The North American heavy-duty truck aftermarket is passing through a phase that offers tremendous growth opportunities for both the product and services segments, according to Frost & Sullivan's new report, "Strategic Overview of the North American Heavy Duty Truck.”
While the distribution channel is changing in response to the dynamics of the competitive landscape, products are experiencing pressures emanating from increasing electronic content and the introduction of proprietary technologies by truck makers. Fuel price volatility, rising operating costs, technology complexity, inventory management issues, and increasing influence of original equipment manufacturers (OEMs) in this market are not only presenting unique challenges to market participants but also creating attractive growth opportunities for the proactive and innovation-centric companies in this segment.
Quite significantly, the heavy-duty aftermarket parts and service structures are experiencing increasing levels of consolidations. The current distribution mechanisms and product and service flow channels are struggling to cope up with this change, creating downtime and cost issues.
"Moreover, original equipment service (OES) channels are amassing a greater share of the aftermarket revenues, driven by the increasing prevalence of proprietary technologies in commercial vehicles," the report says. "Having said that, OES channels are also struggling to keep up with the demand, offering opportunities for independents to partner with these channels to support their businesses."

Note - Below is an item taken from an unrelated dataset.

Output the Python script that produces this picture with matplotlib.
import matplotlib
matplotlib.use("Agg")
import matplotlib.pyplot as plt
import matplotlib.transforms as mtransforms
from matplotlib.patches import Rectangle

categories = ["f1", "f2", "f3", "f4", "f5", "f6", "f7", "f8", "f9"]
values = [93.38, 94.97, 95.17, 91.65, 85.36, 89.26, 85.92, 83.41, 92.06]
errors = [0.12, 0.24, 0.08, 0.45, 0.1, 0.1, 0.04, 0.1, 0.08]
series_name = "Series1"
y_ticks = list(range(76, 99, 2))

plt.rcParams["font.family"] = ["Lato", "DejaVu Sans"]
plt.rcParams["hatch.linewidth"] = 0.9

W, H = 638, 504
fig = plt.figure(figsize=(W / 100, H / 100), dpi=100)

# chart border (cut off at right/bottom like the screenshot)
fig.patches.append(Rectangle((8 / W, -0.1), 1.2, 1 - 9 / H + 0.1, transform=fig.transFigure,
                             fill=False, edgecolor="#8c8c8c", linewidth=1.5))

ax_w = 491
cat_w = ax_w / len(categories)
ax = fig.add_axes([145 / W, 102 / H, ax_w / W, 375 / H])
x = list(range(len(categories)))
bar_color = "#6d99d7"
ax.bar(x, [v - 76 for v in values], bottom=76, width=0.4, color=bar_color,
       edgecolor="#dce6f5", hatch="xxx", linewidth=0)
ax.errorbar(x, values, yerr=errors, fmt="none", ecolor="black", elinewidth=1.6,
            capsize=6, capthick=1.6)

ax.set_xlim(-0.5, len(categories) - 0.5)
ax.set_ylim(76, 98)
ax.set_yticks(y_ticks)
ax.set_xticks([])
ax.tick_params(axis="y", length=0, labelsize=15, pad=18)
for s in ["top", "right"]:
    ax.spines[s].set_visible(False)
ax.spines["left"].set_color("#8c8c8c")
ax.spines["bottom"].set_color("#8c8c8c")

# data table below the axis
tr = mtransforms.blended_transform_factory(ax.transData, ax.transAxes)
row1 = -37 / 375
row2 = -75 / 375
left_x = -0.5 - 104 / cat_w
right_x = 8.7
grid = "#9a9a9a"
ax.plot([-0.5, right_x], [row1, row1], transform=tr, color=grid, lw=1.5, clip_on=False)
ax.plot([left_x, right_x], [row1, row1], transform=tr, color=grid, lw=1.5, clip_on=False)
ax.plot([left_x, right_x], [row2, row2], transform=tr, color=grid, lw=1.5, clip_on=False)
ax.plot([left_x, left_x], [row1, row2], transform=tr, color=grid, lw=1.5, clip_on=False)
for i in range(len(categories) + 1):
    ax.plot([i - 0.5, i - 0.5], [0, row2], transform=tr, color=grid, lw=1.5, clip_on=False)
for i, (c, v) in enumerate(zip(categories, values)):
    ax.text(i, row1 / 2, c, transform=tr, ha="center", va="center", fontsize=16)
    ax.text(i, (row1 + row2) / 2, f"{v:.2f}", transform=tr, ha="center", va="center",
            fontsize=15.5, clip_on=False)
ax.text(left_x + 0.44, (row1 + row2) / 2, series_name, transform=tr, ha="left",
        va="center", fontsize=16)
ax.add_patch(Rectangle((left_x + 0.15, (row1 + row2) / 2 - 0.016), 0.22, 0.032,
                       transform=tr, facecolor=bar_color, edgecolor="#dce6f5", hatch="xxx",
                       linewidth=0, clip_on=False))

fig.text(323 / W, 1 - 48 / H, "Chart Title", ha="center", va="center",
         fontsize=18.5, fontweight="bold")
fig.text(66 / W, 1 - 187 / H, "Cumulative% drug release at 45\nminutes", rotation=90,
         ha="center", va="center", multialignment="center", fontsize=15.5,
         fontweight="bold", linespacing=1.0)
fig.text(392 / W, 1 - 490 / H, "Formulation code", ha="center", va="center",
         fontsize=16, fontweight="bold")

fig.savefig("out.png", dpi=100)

With regard to market segments, the rebuilt engine aftermarket is expected to lose market share to the remanufactured engine aftermarket. The remanufactured engines aftermarket is brand-oriented, with fleets reverting to the engine remanufacturer for repair and replacement. This apart, the remanufactured clutch segment generated more revenues than the new clutch segment in 2007. However, the remanufactured clutch segment is expected to lose revenue share over the forecast period because self-adjusting clutches have advanced self-adjustment mechanisms, parts for which are not readily available in the aftermarket.
"Given the supplier consolidation and vertical integration activities shown by the truck manufacturers, independent distributors, and service providers, manufacturers must focus on developing expertise in advanced powertrain, chassis, safety, telematics, and emission-related technologies to gain greater proximity to OEMs and complement their product planning processes. This will enable them to not only mitigate the challenge posed by vertical integration but also develop unique and specific competencies that will insulate their businesses from industry-wide consolidations."